The reformed Committee on World Food Security -- that will session starting Monday October 7 -- has proven its value as the most inclusive forum to discuss food security and, in a landmark achievement, endorsed last year the Voluntary Guidelines on the Responsible Governance of Tenure of Land, Fisheries and Forests in the Context of National Food Security.

Among many other initiatives, last October FAO hosted a ministerial summit to discuss food prices, co-organized with the Government of France who played a leading role in establishing AMIS.

In 2007-8, increased use of maize for biofuel production was pressuring food prices, excessive speculation on futures markets accentuated price volatility and panic buying and export restrictions led to prices spinning out of control.

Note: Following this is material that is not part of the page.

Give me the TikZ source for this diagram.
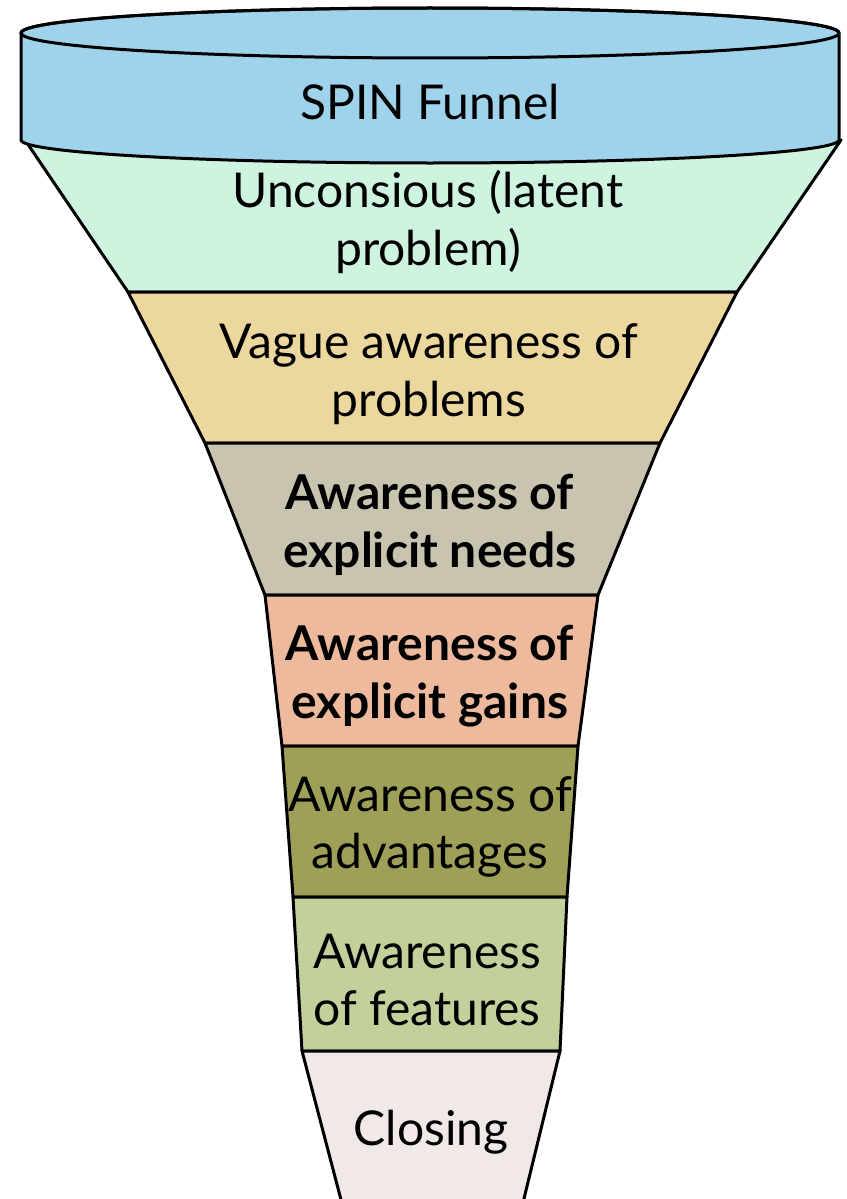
\documentclass[tikz,border=0pt]{standalone}
\usepackage{fontspec}
\setmainfont{Lato}
\begin{document}
\begin{tikzpicture}[x=1pt,y=1pt,
  seg/.style={draw=black, line width=3pt, line join=round},
  lbl/.style={align=center, font=\fontsize{48}{57.5}\selectfont, inner sep=0pt},
  blbl/.style={lbl, font=\fontsize{48}{57.5}\selectfont\bfseries}]
\definecolor{cylblue}{RGB}{158,211,235}
\definecolor{segA}{RGB}{206,244,224}
\definecolor{segB}{RGB}{236,216,158}
\definecolor{segC}{RGB}{201,196,176}
\definecolor{segD}{RGB}{237,186,157}
\definecolor{segE}{RGB}{159,160,88}
\definecolor{segF}{RGB}{194,209,155}
\definecolor{segG}{RGB}{241,233,232}
\useasboundingbox (0,0) rectangle (846,-1199);
\clip (0,0) rectangle (846,-1199);
% funnel bands, top to bottom
\filldraw[seg, fill=segA] (25,-140) -- (128,-292) -- (737,-292) -- (841,-140) -- cycle;
\filldraw[seg, fill=segB] (128,-292) -- (205,-443) -- (660,-443) -- (737,-292) -- cycle;
\filldraw[seg, fill=segC] (205,-443) -- (265,-595) -- (598,-595) -- (660,-443) -- cycle;
\filldraw[seg, fill=segD] (265,-595) -- (282,-746) -- (578,-746) -- (598,-595) -- cycle;
\filldraw[seg, fill=segE] (282,-746) -- (293,-897) -- (567,-897) -- (578,-746) -- cycle;
\filldraw[seg, fill=segF] (293,-897) -- (302,-1051) -- (560,-1051) -- (567,-897) -- cycle;
\filldraw[seg, fill=segG] (302,-1051) -- (345,-1215) -- (520,-1215) -- (560,-1051) -- cycle;
% cylinder rim
\filldraw[seg, fill=cylblue] (21,-33) -- (21,-140)
  arc[start angle=180, end angle=360, x radius=409, y radius=23]
  -- (839,-33)
  arc[start angle=0, end angle=180, x radius=409, y radius=25] -- cycle;
\draw[seg] (430,-33) ellipse [x radius=409, y radius=25];
% labels
\node[lbl] (title) at (430,-102) {SPIN Funnel};
\node[lbl] (unconscious) at (428,-222) {Unconsious (latent\\problem)};
\node[lbl] (vague) at (429,-374) {Vague awareness of\\problems};
\node[blbl] (needs) at (430,-525) {Awareness of\\explicit needs};
\node[blbl] (gains) at (430,-676) {Awareness of\\explicit gains};
\node[lbl] (advantages) at (430,-827) {Awareness of\\advantages};
\node[lbl] (features) at (427,-980) {Awareness\\of features};
\node[lbl] (closing) at (431,-1132) {Closing};
\end{tikzpicture}
\end{document}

But, in 2012, these elements were generally controlled and good sense prevailed in markets. The importance of linkages between food and energy markets has been recognized and the costly biofuel policies implicated in pushing up food prices in recent years are being questioned in a number of countries, including the USA.

In another change, widespread public outrage over excessive speculation with food prices led many banks to review their positions and made some of them publically renounce that practice. In fact, today, speculation on futures markets seems to have diminished and played little role in recent price volatility. It could, however, re-emerge depending on financial and monetary conditions, so we need to ensure that these markets are transparent and suitably regulated. Different ways to avoid excessive price volatility and to guarantee availability of food are also being discussed, with the setting up food reserves as an option.

Does the current situation mean that our food price problems are over? No.

International prices are still higher than their historical trend -- higher than the peak in 2008, for example. On the other hand, regardless of price levels, excessive price volatility presents additional challenges, especially for small-scale farmers in developing countries with restricted access to financial mechanisms to contain the impacts of low or negative returns.

The G20 Leaders' Declaration at the St Petersburg Summit was right to recognize that the agricultural market situation still needs close attention.

It is important to recall that the rise in food prices that started in 2006 came after three decades of falling prices that brought the agricultural sector in many poor and developing countries to its knees. High prices offers an opportunity to rebuild the livelihoods of small-scale producers, however, this is not happening yet. And, if high food prices are the new normal, then governments need to adapt to this situation by increasing resilience of the poorer populations and by strengthening social protection programs, including cash transfers.

Discussions of all these issues are usually prompted by new episodes of soaring food prices and take place against a background of turmoil in international markets. In such circumstances there can be little time for strategic thinking. When the situation calls for immediate, expedient policy actions, the choices made are often those that generate quick results and have relatively low short-term costs. These solutions can, however, have undesirable side effects and unexpected costs in the longer term

The current period of relative calm on international markets gives an opportunity to reflect on a more considered assessment of how the international community can best respond to food price volatility and work together to make sure that food prices, higher or lower, do not have a negative impact on food security.

Agriculture ministers from around the world will be meeting again in FAO on 7 October to do just that.